Rows from a dataset of charts and code:
--
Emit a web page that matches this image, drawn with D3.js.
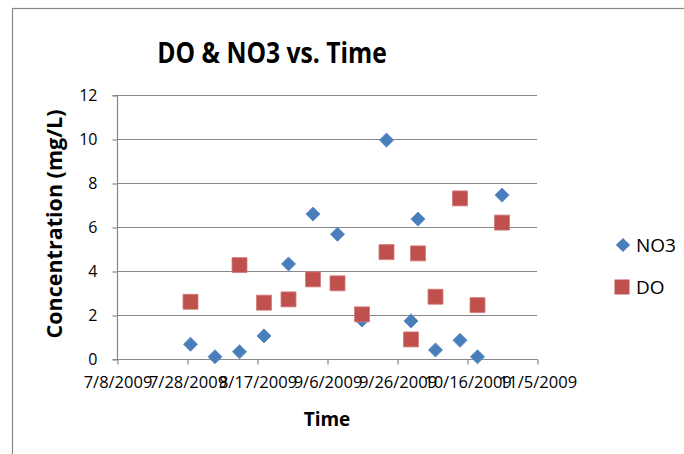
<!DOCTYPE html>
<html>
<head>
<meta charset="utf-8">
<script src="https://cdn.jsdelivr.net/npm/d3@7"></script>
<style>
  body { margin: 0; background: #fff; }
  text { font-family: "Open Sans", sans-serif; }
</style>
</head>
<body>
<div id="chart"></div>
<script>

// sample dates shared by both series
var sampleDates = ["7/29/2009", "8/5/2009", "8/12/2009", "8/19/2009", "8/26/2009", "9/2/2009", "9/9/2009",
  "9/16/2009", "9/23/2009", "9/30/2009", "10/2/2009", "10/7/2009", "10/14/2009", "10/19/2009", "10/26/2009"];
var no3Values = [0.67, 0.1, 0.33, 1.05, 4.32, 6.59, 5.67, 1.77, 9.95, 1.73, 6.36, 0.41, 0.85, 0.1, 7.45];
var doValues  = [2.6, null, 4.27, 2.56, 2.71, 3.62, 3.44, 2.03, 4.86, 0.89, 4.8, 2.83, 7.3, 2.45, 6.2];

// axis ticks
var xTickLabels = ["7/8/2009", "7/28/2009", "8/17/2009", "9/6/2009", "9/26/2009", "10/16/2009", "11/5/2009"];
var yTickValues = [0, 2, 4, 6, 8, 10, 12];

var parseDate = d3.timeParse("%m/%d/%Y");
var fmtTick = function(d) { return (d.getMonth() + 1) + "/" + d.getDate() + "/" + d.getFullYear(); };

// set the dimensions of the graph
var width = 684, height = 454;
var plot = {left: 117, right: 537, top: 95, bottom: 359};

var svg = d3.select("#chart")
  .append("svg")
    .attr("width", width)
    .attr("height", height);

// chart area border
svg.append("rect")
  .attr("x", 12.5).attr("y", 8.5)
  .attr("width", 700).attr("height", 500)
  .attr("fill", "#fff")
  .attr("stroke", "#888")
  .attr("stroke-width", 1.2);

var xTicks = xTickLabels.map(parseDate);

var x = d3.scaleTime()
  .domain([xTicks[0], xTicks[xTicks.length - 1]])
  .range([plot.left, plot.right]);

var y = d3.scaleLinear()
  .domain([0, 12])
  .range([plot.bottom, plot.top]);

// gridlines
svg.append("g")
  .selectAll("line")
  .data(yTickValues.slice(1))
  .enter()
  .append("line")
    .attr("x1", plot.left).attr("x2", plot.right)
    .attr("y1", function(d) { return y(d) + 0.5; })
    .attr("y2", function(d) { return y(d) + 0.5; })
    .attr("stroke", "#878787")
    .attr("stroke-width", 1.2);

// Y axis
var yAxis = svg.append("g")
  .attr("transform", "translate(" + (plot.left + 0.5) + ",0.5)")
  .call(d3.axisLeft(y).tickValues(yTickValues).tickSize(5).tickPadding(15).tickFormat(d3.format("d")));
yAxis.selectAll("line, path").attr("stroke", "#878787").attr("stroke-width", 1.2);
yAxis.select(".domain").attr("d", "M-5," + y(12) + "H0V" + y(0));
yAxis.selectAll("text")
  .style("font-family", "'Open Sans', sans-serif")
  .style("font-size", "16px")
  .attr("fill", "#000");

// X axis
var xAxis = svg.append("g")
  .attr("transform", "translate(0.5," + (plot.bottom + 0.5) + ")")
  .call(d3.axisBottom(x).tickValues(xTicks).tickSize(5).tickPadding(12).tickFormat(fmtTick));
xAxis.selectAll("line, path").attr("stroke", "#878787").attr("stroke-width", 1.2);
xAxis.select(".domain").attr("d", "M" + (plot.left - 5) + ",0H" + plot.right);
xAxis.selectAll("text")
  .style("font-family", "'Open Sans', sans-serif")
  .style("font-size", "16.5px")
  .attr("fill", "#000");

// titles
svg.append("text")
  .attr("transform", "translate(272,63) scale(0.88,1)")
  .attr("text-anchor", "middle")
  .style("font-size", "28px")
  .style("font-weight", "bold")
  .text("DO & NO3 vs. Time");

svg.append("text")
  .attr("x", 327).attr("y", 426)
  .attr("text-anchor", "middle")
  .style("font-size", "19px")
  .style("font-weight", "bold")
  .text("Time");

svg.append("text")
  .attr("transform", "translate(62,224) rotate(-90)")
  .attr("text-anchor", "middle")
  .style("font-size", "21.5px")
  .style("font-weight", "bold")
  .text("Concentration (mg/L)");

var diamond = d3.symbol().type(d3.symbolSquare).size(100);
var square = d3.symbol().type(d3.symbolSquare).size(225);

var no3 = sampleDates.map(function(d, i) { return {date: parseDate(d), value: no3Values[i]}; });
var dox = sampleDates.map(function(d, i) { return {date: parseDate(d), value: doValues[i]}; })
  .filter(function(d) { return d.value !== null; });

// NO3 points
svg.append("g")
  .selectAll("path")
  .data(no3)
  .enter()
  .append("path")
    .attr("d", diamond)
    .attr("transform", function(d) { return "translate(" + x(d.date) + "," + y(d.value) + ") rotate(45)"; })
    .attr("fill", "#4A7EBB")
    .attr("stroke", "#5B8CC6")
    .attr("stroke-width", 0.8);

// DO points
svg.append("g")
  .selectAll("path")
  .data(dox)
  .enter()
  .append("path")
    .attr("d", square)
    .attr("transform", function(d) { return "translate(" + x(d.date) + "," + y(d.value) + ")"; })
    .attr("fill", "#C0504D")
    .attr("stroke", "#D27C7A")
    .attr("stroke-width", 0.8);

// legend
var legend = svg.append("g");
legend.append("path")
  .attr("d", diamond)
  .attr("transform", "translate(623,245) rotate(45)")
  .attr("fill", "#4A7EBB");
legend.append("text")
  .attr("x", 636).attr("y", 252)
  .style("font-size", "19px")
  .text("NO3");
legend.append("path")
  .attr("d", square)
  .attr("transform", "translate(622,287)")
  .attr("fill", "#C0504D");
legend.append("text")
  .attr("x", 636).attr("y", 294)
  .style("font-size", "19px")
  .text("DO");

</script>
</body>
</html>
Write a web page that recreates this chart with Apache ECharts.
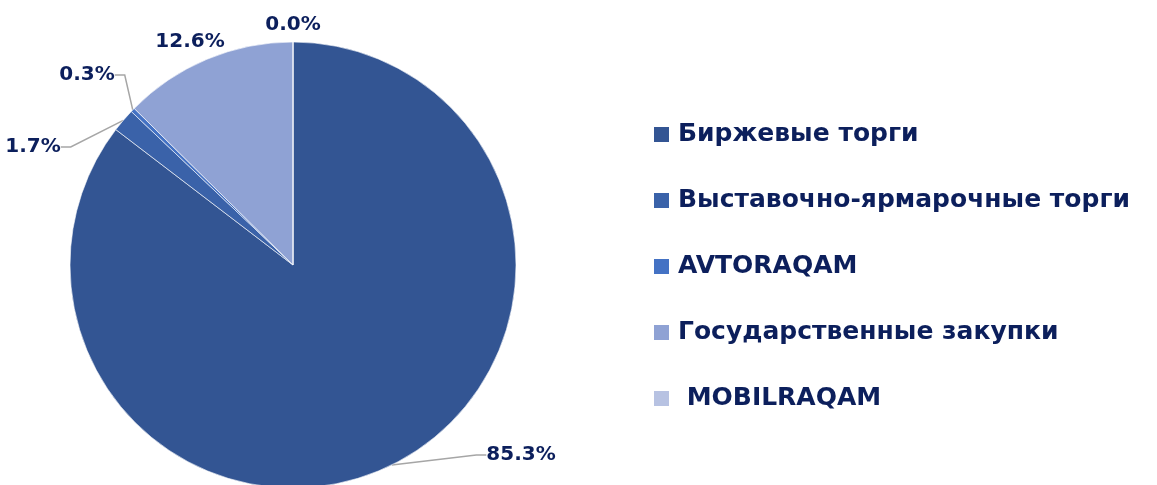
--
- _Aim_
Each line in the records above should be reproduced exactly; images are not copied.

- _Finished task_
Emit a web page that matches this image, drawn with D3.js.
<!DOCTYPE html>
<html>
<head>
<meta charset="utf-8">
<script src="https://cdn.jsdelivr.net/npm/d3@7"></script>
<style>
  body { margin: 0; background: #fff; }
  text { font-family: "Open Sans", sans-serif; }
</style>
</head>
<body>
<div id="chart"></div>
<script>

// sample dates shared by both series
var sampleDates = ["7/29/2009", "8/5/2009", "8/12/2009", "8/19/2009", "8/26/2009", "9/2/2009", "9/9/2009",
  "9/16/2009", "9/23/2009", "9/30/2009", "10/2/2009", "10/7/2009", "10/14/2009", "10/19/2009", "10/26/2009"];
var no3Values = [0.67, 0.1, 0.33, 1.05, 4.32, 6.59, 5.67, 1.77, 9.95, 1.73, 6.36, 0.41, 0.85, 0.1, 7.45];
var doValues  = [2.6, null, 4.27, 2.56, 2.71, 3.62, 3.44, 2.03, 4.86, 0.89, 4.8, 2.83, 7.3, 2.45, 6.2];

// axis ticks
var xTickLabels = ["7/8/2009", "7/28/2009", "8/17/2009", "9/6/2009", "9/26/2009", "10/16/2009", "11/5/2009"];
var yTickValues = [0, 2, 4, 6, 8, 10, 12];

var parseDate = d3.timeParse("%m/%d/%Y");
var fmtTick = function(d) { return (d.getMonth() + 1) + "/" + d.getDate() + "/" + d.getFullYear(); };

// set the dimensions of the graph
var width = 684, height = 454;
var plot = {left: 117, right: 537, top: 95, bottom: 359};

var svg = d3.select("#chart")
  .append("svg")
    .attr("width", width)
    .attr("height", height);

// chart area border
svg.append("rect")
  .attr("x", 12.5).attr("y", 8.5)
  .attr("width", 700).attr("height", 500)
  .attr("fill", "#fff")
  .attr("stroke", "#888")
  .attr("stroke-width", 1.2);

var xTicks = xTickLabels.map(parseDate);

var x = d3.scaleTime()
  .domain([xTicks[0], xTicks[xTicks.length - 1]])
  .range([plot.left, plot.right]);

var y = d3.scaleLinear()
  .domain([0, 12])
  .range([plot.bottom, plot.top]);

// gridlines
svg.append("g")
  .selectAll("line")
  .data(yTickValues.slice(1))
  .enter()
  .append("line")
    .attr("x1", plot.left).attr("x2", plot.right)
    .attr("y1", function(d) { return y(d) + 0.5; })
    .attr("y2", function(d) { return y(d) + 0.5; })
    .attr("stroke", "#878787")
    .attr("stroke-width", 1.2);

// Y axis
var yAxis = svg.append("g")
  .attr("transform", "translate(" + (plot.left + 0.5) + ",0.5)")
  .call(d3.axisLeft(y).tickValues(yTickValues).tickSize(5).tickPadding(15).tickFormat(d3.format("d")));
yAxis.selectAll("line, path").attr("stroke", "#878787").attr("stroke-width", 1.2);
yAxis.select(".domain").attr("d", "M-5," + y(12) + "H0V" + y(0));
yAxis.selectAll("text")
  .style("font-family", "'Open Sans', sans-serif")
  .style("font-size", "16px")
  .attr("fill", "#000");

// X axis
var xAxis = svg.append("g")
  .attr("transform", "translate(0.5," + (plot.bottom + 0.5) + ")")
  .call(d3.axisBottom(x).tickValues(xTicks).tickSize(5).tickPadding(12).tickFormat(fmtTick));
xAxis.selectAll("line, path").attr("stroke", "#878787").attr("stroke-width", 1.2);
xAxis.select(".domain").attr("d", "M" + (plot.left - 5) + ",0H" + plot.right);
xAxis.selectAll("text")
  .style("font-family", "'Open Sans', sans-serif")
  .style("font-size", "16.5px")
  .attr("fill", "#000");

// titles
svg.append("text")
  .attr("transform", "translate(272,63) scale(0.88,1)")
  .attr("text-anchor", "middle")
  .style("font-size", "28px")
  .style("font-weight", "bold")
  .text("DO & NO3 vs. Time");

svg.append("text")
  .attr("x", 327).attr("y", 426)
  .attr("text-anchor", "middle")
  .style("font-size", "19px")
  .style("font-weight", "bold")
  .text("Time");

svg.append("text")
  .attr("transform", "translate(62,224) rotate(-90)")
  .attr("text-anchor", "middle")
  .style("font-size", "21.5px")
  .style("font-weight", "bold")
  .text("Concentration (mg/L)");

var diamond = d3.symbol().type(d3.symbolSquare).size(100);
var square = d3.symbol().type(d3.symbolSquare).size(225);

var no3 = sampleDates.map(function(d, i) { return {date: parseDate(d), value: no3Values[i]}; });
var dox = sampleDates.map(function(d, i) { return {date: parseDate(d), value: doValues[i]}; })
  .filter(function(d) { return d.value !== null; });

// NO3 points
svg.append("g")
  .selectAll("path")
  .data(no3)
  .enter()
  .append("path")
    .attr("d", diamond)
    .attr("transform", function(d) { return "translate(" + x(d.date) + "," + y(d.value) + ") rotate(45)"; })
    .attr("fill", "#4A7EBB")
    .attr("stroke", "#5B8CC6")
    .attr("stroke-width", 0.8);

// DO points
svg.append("g")
  .selectAll("path")
  .data(dox)
  .enter()
  .append("path")
    .attr("d", square)
    .attr("transform", function(d) { return "translate(" + x(d.date) + "," + y(d.value) + ")"; })
    .attr("fill", "#C0504D")
    .attr("stroke", "#D27C7A")
    .attr("stroke-width", 0.8);

// legend
var legend = svg.append("g");
legend.append("path")
  .attr("d", diamond)
  .attr("transform", "translate(623,245) rotate(45)")
  .attr("fill", "#4A7EBB");
legend.append("text")
  .attr("x", 636).attr("y", 252)
  .style("font-size", "19px")
  .text("NO3");
legend.append("path")
  .attr("d", square)
  .attr("transform", "translate(622,287)")
  .attr("fill", "#C0504D");
legend.append("text")
  .attr("x", 636).attr("y", 294)
  .style("font-size", "19px")
  .text("DO");

</script>
</body>
</html>
Write a web page that recreates this chart with Apache ECharts.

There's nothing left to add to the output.